O motor cumprimenta-me familiarmente¨, meio como quem reclama da hora. Passadas as ruazinhas minúsculas de Lisboa, entrada já na estrada deserta que durante o dia é uma das artérias mais ocluídas do país, dou início ao ritual do costume. Subo o volume do rádio, abro a capota, baixo os vidros das janelas. E acelero.
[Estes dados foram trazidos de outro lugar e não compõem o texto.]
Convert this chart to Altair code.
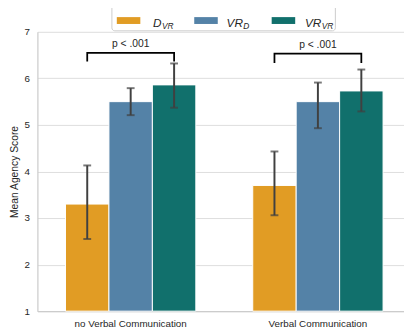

Gostava de dizer que não penso em nada. Mas seria mentira. Penso em tudo. Nos 15 minutos que demoro a regressar a casa, cabem horas, dias de frases, preocupações e sentimentos. Penso no que fiz nesse dia, nessa noite. No que devia ter dito e no que deixei para dizer. No medo que tenho de que todas as noites e todos os dias se possam tornar iguais. E no que vou fazer no dia seguinte para que isso não aconteça. De 6 horas de sono e quase 18 de trabalho, estudo, problemas meus e dos outros, e um sem fim de provas de que este mundo é um lugar enorme, minúsculo, injusto e maravilhoso, consigo resgatar 15 minutos para me sentir como o vento. Livre e infinita. E com um milhão de estradas para percorrer nas 24h que se seguem. A próxima conduz diretamente à minha cama.